Have you ever tried to untangle a wire when you are frustrated? You try and loosen the tangle by pulling on part of the wire you think will resolve it, but this pulls the wire tighter, and you get more frustrated, and pull the wire into a knot. You anxiously try and untie the knot, and you almost do, and you're even more frustrated, and you end up pulling the wire into a worse tangle, and you believe the wire is doing this on purpose to infuriate you.
This happens to people when they are stuck in the middle of their clutter and they are feeling very emotional and they want to feel relief and they try and fix it, but they often only end up moving the clutter around to different parts of the house, or they get caught up in in the clutter and lose track of time and don't let anything go, or they look at their stuff and give up in disgust without doing anything. They feel the clutter and their home is against them. Or, even worse, they feel they are their own worst enemy.

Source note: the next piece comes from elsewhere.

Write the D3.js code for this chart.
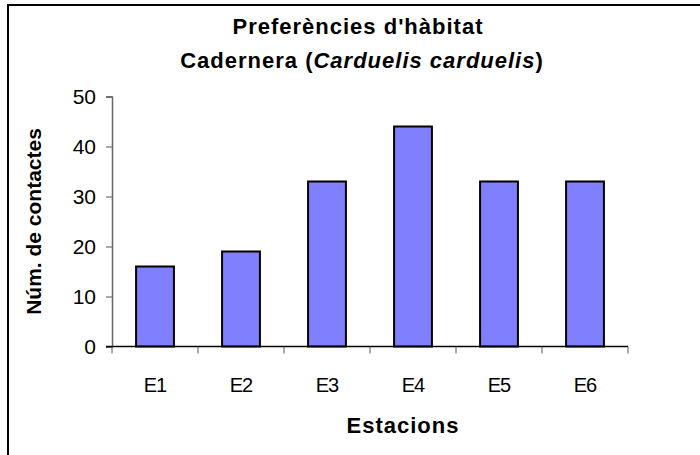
<!DOCTYPE html>
<html>
<head>
<meta charset="utf-8">
<script src="https://cdn.jsdelivr.net/npm/d3@7"></script>
<style>
  html, body { margin: 0; padding: 0; background: #fff; }
  svg { display: block; font-family: "Liberation Sans", Arial, sans-serif; }
</style>
</head>
<body>
<svg id="chart"></svg>
<script>
// chart data
const stations = ['E1', 'E2', 'E3', 'E4', 'E5', 'E6'];
const contacts = [16, 19, 33, 44, 33, 33];
const yTicks = [0, 10, 20, 30, 40, 50];

const width = 700, height = 455;
const margin = { left: 112, right: 72, top: 96.5, bottom: 108.5 };

const svg = d3.select('#chart')
    .attr('width', width)
    .attr('height', height);

// outer frame (only top and left edges are visible)
svg.append('path')
    .attr('d', `M8,${height + 5} V5 H${width + 5}`)
    .attr('fill', 'none')
    .attr('stroke', '#000')
    .attr('stroke-width', 2);

const x = d3.scaleBand()
    .domain(stations)
    .range([margin.left, width - margin.right])
    .paddingInner(0.56)
    .paddingOuter(0.28);

const y = d3.scaleLinear()
    .domain([0, 50])
    .range([height - margin.bottom, margin.top]);

// bars
svg.selectAll('rect.bar')
    .data(stations)
    .enter()
    .append('rect')
    .attr('class', 'bar')
    .attr('x', d => x(d))
    .attr('y', (d, i) => y(contacts[i]))
    .attr('width', x.bandwidth())
    .attr('height', (d, i) => y(0) - y(contacts[i]))
    .attr('fill', '#8080ff')
    .attr('stroke', '#000')
    .attr('stroke-width', 2);

// y axis
const yAxis = svg.append('g')
    .attr('transform', `translate(${margin.left},0)`)
    .call(d3.axisLeft(y).tickValues(yTicks).tickSize(6).tickPadding(10).tickFormat(d3.format('d')));
yAxis.select('.domain').attr('stroke', '#666').attr('stroke-width', 1.5);
yAxis.selectAll('.tick line').attr('stroke', '#555');
yAxis.selectAll('.tick text')
    .attr('font-size', 21)
    .attr('fill', '#000')
    .attr('font-family', '"Liberation Sans", Arial, sans-serif');

// x axis: ticks sit on the category boundaries
const bounds = d3.range(stations.length + 1).map(i => margin.left + i * x.step());
const xAxisG = svg.append('g');
xAxisG.append('line')
    .attr('x1', margin.left - 6)
    .attr('x2', width - margin.right)
    .attr('y1', y(0))
    .attr('y2', y(0))
    .attr('stroke', '#000')
    .attr('stroke-width', 1.5);
xAxisG.selectAll('line.tick')
    .data(bounds)
    .enter()
    .append('line')
    .attr('class', 'tick')
    .attr('x1', d => d)
    .attr('x2', d => d)
    .attr('y1', y(0))
    .attr('y2', y(0) + 7)
    .attr('stroke', '#555');
xAxisG.selectAll('text')
    .data(stations)
    .enter()
    .append('text')
    .attr('x', d => x(d) + x.bandwidth() / 2)
    .attr('y', y(0) + 45)
    .attr('text-anchor', 'middle')
    .attr('font-size', 20)
    .attr('letter-spacing', '-1px')
    .text(d => d);

// axis titles
svg.append('text')
    .attr('x', 403)
    .attr('y', 433)
    .attr('text-anchor', 'middle')
    .attr('font-size', 22)
    .attr('font-weight', 'bold')
    .attr('letter-spacing', '1px')
    .text('Estacions');

svg.append('text')
    .attr('transform', `translate(41,${(y(0) + y(50)) / 2}) rotate(-90)`)
    .attr('text-anchor', 'middle')
    .attr('font-size', 21)
    .attr('font-weight', 'bold')
    .text('Núm. de contactes');

// chart title
svg.append('text')
    .attr('x', 358)
    .attr('y', 34)
    .attr('text-anchor', 'middle')
    .attr('font-size', 22)
    .attr('font-weight', 'bold')
    .attr('letter-spacing', '1px')
    .text("Preferències d'hàbitat");

const t2 = svg.append('text')
    .attr('x', 362)
    .attr('y', 68)
    .attr('text-anchor', 'middle')
    .attr('font-size', 22)
    .attr('font-weight', 'bold')
    .attr('letter-spacing', '1px');
t2.append('tspan').text('Cadernera (');
t2.append('tspan').attr('font-style', 'italic').text('Carduelis carduelis');
t2.append('tspan').text(')');
</script>
</body>
</html>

When I get to my client's home, they are in the state of mind of the twisted wire mess. They are often extremely frustrated. My job is to ignore the infuriated state of mind, and relax. I know that their overwhelment is in the way. I stay peaceful so that my clients start to follow suit. If I get involved with the emotional distress, I only add to the tangle. I suggest you follow this approach when you are working with your clutter. The frustration and confusion of the moment may be at the forefront of your mind, but it's a by product of your reaction in the moment and it's in the way. You can be aware of it, like I am when I work with my clients. And don't pursue the involvement of the jagged emotions because it muddies things up and you can't see clearly.